#### [Challenge]
What are the lines from the one with "Recreate this image" through the one with "Chart.defaults.color = '#000';", inclusive? Output them exactly, and leave out the pictures.

#### [Rows from a dataset of charts and code]
● ● ● ● ●
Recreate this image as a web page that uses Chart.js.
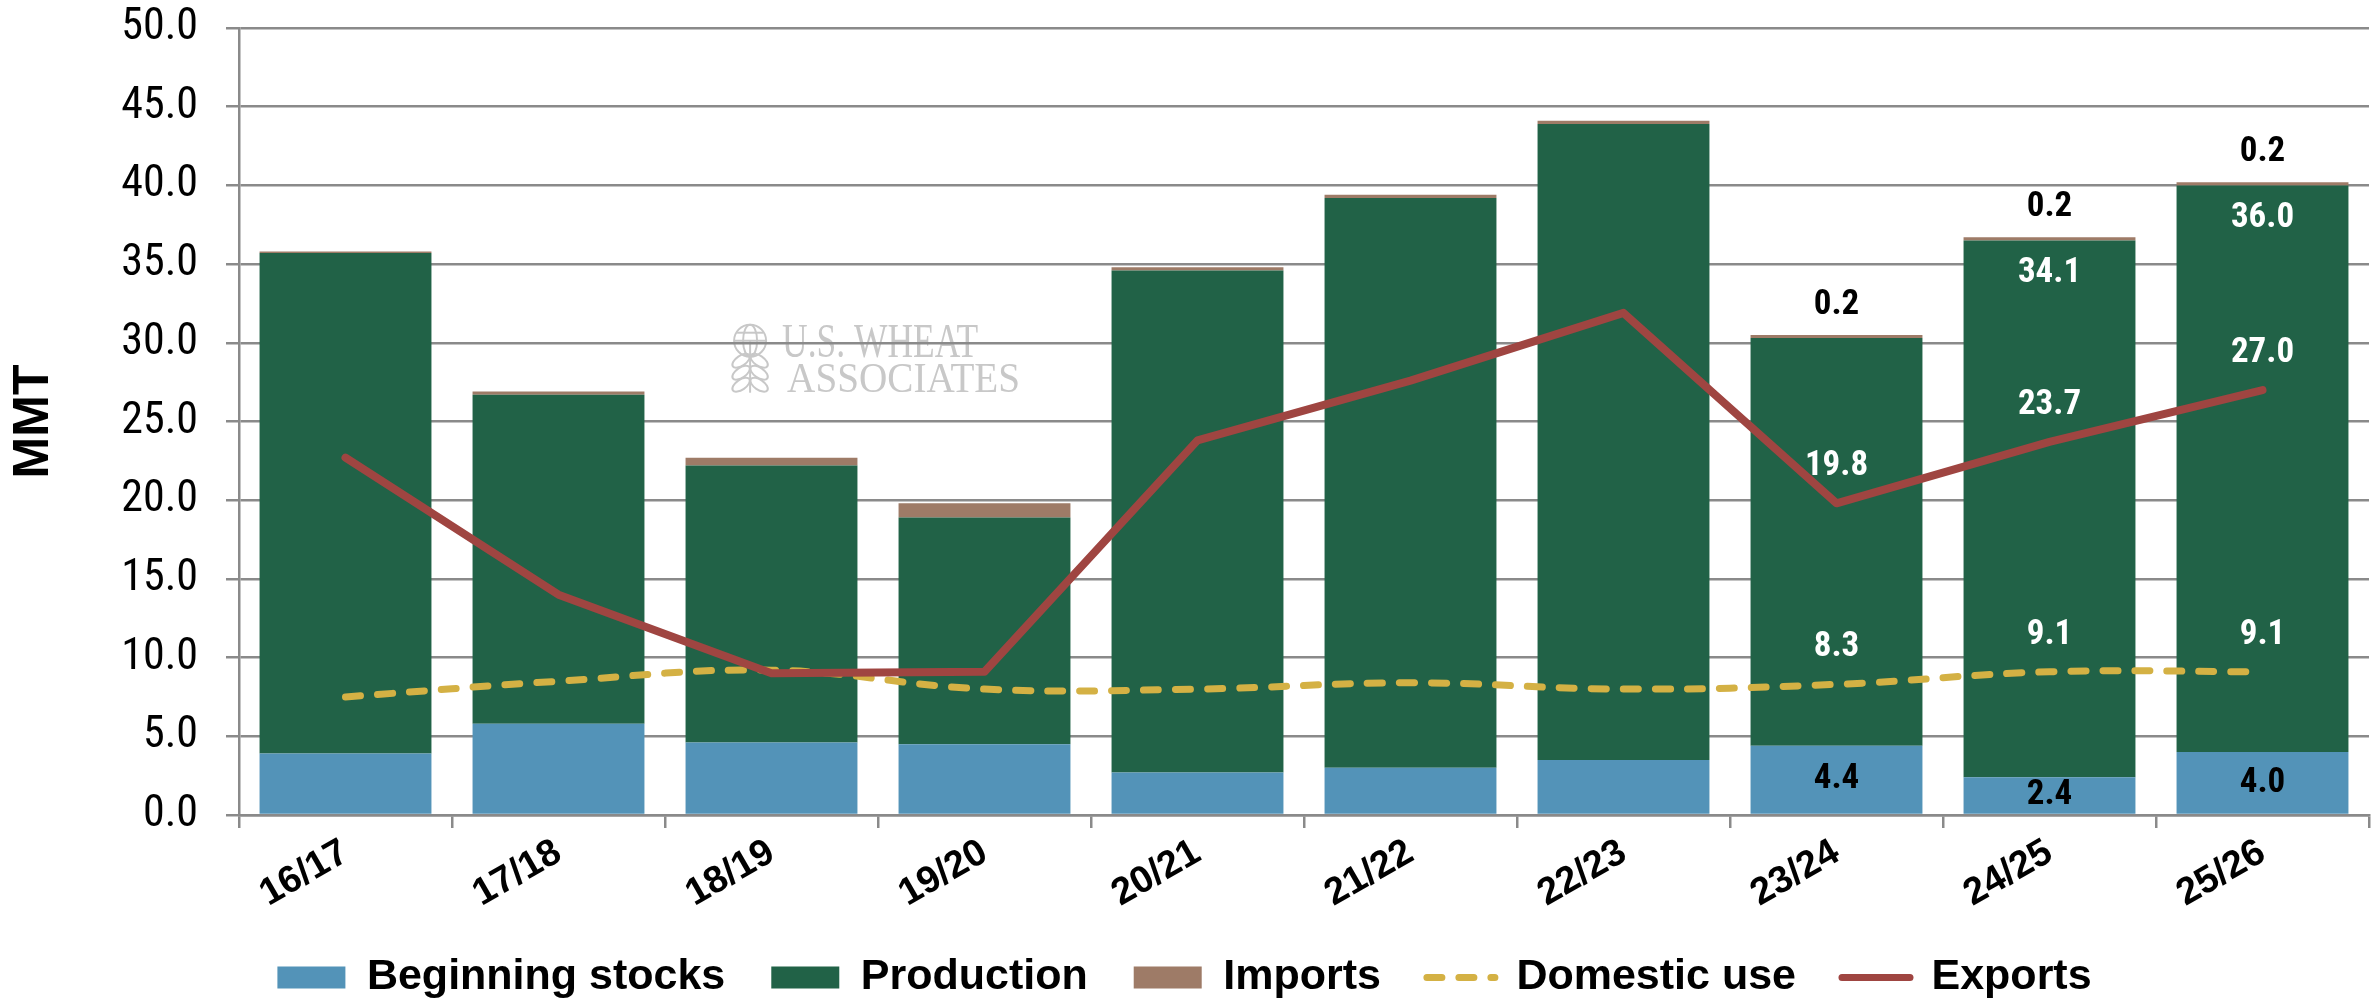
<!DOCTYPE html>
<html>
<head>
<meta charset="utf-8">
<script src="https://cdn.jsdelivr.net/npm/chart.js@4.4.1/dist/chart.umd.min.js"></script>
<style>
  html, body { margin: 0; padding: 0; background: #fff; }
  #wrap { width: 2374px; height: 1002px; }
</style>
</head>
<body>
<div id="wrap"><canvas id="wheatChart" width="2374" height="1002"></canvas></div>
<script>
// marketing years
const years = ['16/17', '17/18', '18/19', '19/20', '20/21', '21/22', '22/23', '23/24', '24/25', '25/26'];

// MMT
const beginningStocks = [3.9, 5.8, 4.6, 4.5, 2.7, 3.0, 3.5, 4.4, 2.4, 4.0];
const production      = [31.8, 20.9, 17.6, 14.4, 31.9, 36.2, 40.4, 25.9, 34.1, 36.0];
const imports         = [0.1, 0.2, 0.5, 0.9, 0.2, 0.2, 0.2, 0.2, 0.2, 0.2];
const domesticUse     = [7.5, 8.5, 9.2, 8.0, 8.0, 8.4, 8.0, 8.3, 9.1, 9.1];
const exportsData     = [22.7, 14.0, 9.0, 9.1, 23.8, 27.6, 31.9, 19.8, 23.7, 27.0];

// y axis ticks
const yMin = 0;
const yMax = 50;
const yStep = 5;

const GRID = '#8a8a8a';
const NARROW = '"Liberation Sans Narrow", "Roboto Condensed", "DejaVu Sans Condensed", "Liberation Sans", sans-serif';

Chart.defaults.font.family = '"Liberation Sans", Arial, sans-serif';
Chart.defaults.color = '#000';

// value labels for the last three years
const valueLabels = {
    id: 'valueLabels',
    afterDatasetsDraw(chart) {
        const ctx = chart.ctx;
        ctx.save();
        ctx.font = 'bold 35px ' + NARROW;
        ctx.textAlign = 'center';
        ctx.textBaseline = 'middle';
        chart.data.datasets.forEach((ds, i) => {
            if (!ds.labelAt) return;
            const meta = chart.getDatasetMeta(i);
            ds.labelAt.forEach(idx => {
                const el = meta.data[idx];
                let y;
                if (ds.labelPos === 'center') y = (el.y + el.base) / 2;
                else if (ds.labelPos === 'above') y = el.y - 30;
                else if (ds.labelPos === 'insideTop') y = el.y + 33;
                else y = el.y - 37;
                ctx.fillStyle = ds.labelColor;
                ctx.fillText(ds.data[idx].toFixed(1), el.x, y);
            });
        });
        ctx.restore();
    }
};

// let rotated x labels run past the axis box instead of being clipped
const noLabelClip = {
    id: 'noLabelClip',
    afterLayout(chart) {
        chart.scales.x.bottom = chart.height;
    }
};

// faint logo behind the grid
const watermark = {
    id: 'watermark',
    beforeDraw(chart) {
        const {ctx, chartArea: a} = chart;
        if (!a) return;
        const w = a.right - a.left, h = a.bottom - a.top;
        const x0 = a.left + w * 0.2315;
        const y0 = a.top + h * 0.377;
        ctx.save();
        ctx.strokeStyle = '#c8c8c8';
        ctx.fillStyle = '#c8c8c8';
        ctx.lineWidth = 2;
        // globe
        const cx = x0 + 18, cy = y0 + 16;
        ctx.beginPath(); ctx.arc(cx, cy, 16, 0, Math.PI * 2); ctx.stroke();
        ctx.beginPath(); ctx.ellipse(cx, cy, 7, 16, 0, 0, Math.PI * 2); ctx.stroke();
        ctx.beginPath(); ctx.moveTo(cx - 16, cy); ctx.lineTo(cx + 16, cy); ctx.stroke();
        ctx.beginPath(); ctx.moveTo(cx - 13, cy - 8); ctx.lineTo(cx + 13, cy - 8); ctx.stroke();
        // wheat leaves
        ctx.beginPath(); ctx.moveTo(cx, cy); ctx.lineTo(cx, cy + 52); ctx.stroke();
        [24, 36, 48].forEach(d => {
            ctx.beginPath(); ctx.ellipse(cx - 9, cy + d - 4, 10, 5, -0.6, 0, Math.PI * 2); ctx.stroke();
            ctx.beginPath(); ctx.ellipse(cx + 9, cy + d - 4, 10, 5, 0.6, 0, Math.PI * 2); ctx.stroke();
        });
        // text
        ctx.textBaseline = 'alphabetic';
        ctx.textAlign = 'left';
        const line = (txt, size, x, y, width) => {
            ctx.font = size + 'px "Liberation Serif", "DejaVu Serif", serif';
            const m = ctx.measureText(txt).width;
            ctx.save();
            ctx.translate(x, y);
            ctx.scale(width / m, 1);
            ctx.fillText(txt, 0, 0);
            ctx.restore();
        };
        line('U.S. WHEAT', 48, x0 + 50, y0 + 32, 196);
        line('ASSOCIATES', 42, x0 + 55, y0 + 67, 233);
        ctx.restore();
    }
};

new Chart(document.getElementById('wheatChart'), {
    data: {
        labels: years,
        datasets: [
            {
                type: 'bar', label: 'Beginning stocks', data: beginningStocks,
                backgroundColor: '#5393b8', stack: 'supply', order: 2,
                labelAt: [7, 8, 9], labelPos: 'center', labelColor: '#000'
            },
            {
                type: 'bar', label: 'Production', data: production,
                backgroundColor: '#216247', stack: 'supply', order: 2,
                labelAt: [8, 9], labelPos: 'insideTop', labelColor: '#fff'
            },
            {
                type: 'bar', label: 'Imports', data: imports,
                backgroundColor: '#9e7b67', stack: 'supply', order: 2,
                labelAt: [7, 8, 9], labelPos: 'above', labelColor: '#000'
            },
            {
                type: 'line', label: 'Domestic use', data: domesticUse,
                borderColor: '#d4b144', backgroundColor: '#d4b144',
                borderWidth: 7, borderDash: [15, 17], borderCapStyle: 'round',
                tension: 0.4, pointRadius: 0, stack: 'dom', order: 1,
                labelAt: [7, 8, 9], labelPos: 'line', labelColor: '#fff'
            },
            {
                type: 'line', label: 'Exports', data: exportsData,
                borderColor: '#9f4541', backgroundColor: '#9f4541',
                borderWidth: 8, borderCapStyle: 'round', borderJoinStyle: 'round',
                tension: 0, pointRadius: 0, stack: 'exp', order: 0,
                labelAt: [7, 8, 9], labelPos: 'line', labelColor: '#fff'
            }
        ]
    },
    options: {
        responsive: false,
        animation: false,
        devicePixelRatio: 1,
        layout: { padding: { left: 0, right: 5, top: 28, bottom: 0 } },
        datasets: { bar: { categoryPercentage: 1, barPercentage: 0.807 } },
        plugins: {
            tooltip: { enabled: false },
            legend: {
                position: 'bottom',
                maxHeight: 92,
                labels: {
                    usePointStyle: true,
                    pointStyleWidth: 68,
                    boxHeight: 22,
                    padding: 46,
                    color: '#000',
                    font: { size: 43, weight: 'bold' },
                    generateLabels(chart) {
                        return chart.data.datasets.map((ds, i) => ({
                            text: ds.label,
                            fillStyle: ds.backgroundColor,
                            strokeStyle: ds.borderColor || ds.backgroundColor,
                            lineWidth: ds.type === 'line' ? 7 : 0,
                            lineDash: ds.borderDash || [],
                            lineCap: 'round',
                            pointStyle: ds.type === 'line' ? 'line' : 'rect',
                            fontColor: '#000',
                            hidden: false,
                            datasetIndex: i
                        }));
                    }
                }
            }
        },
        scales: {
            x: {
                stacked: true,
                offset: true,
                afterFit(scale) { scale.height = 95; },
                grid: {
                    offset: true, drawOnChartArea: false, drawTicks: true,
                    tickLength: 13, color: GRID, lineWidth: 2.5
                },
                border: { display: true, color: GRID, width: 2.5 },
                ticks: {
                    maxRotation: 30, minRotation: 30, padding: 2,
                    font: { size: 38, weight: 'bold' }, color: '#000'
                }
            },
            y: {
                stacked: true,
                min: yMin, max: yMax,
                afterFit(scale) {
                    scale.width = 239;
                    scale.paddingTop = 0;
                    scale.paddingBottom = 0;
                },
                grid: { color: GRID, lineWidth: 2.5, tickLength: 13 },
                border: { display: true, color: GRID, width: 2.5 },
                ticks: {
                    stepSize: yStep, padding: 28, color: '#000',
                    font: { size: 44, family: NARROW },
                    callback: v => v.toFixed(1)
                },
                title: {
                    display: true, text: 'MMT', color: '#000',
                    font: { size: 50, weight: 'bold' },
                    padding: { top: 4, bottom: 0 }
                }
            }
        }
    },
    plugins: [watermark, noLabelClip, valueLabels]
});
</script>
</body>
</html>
● ● ● ● ●
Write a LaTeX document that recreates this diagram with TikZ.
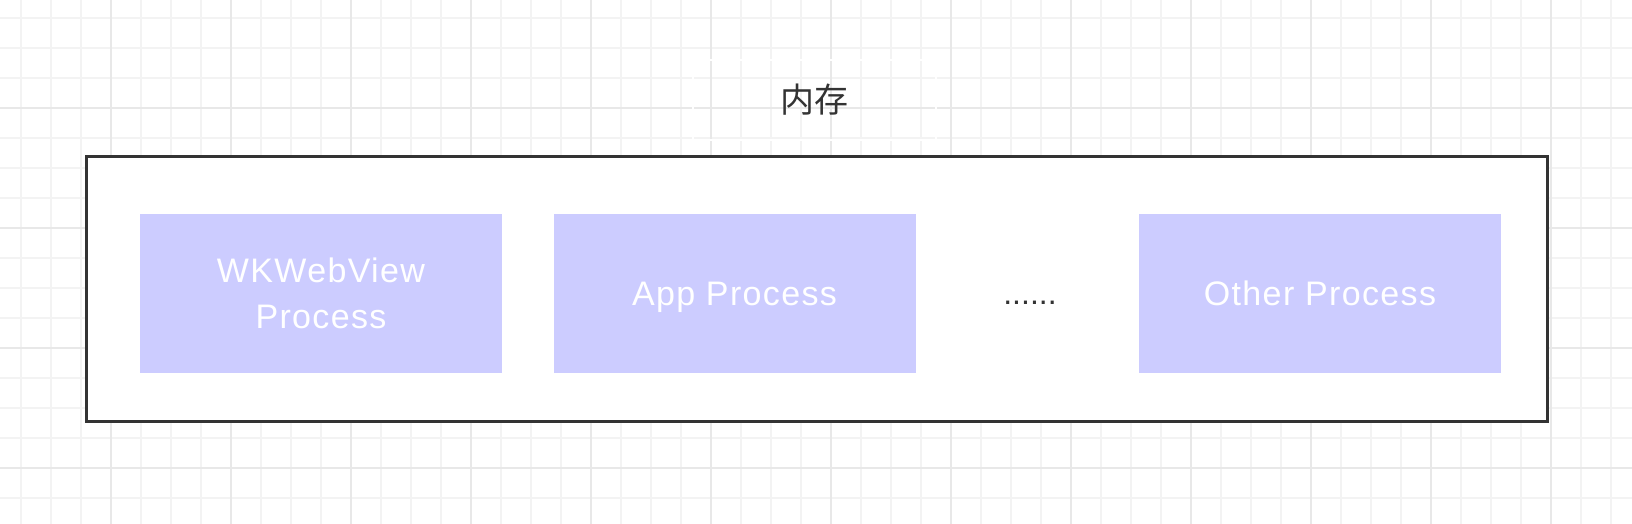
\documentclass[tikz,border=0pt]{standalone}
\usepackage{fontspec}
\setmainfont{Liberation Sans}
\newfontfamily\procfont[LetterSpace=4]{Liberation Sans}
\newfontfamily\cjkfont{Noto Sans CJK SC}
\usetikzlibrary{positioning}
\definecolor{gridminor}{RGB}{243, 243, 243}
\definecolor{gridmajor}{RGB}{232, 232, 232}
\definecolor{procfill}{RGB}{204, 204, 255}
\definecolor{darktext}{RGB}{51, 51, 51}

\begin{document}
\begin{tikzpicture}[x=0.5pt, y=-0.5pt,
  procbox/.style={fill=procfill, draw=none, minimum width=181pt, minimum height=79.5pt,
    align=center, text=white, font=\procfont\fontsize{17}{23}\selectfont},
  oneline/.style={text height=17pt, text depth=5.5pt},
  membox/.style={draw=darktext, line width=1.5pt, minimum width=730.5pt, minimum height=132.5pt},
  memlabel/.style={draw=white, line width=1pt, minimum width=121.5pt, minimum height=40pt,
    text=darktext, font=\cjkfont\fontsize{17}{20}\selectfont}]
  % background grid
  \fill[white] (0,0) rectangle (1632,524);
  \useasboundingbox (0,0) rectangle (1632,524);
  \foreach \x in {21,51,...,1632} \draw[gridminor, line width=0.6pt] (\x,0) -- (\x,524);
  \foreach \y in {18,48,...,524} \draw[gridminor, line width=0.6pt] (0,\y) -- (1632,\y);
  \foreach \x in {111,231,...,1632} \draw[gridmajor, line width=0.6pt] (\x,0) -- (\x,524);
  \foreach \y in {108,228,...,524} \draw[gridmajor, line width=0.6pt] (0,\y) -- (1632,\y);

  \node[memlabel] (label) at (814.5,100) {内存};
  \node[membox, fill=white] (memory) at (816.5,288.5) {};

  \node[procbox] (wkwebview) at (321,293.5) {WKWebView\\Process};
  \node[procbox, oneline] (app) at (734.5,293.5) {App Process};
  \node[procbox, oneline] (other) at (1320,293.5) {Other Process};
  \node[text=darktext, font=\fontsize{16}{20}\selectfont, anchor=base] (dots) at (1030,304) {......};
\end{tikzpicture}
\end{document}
● ● ● ● ●
#### [Solution]
Recreate this image as a web page that uses Chart.js.
<!DOCTYPE html>
<html>
<head>
<meta charset="utf-8">
<script src="https://cdn.jsdelivr.net/npm/chart.js@4.4.1/dist/chart.umd.min.js"></script>
<style>
  html, body { margin: 0; padding: 0; background: #fff; }
  #wrap { width: 2374px; height: 1002px; }
</style>
</head>
<body>
<div id="wrap"><canvas id="wheatChart" width="2374" height="1002"></canvas></div>
<script>
// marketing years
const years = ['16/17', '17/18', '18/19', '19/20', '20/21', '21/22', '22/23', '23/24', '24/25', '25/26'];

// MMT
const beginningStocks = [3.9, 5.8, 4.6, 4.5, 2.7, 3.0, 3.5, 4.4, 2.4, 4.0];
const production      = [31.8, 20.9, 17.6, 14.4, 31.9, 36.2, 40.4, 25.9, 34.1, 36.0];
const imports         = [0.1, 0.2, 0.5, 0.9, 0.2, 0.2, 0.2, 0.2, 0.2, 0.2];
const domesticUse     = [7.5, 8.5, 9.2, 8.0, 8.0, 8.4, 8.0, 8.3, 9.1, 9.1];
const exportsData     = [22.7, 14.0, 9.0, 9.1, 23.8, 27.6, 31.9, 19.8, 23.7, 27.0];

// y axis ticks
const yMin = 0;
const yMax = 50;
const yStep = 5;

const GRID = '#8a8a8a';
const NARROW = '"Liberation Sans Narrow", "Roboto Condensed", "DejaVu Sans Condensed", "Liberation Sans", sans-serif';

Chart.defaults.font.family = '"Liberation Sans", Arial, sans-serif';
Chart.defaults.color = '#000';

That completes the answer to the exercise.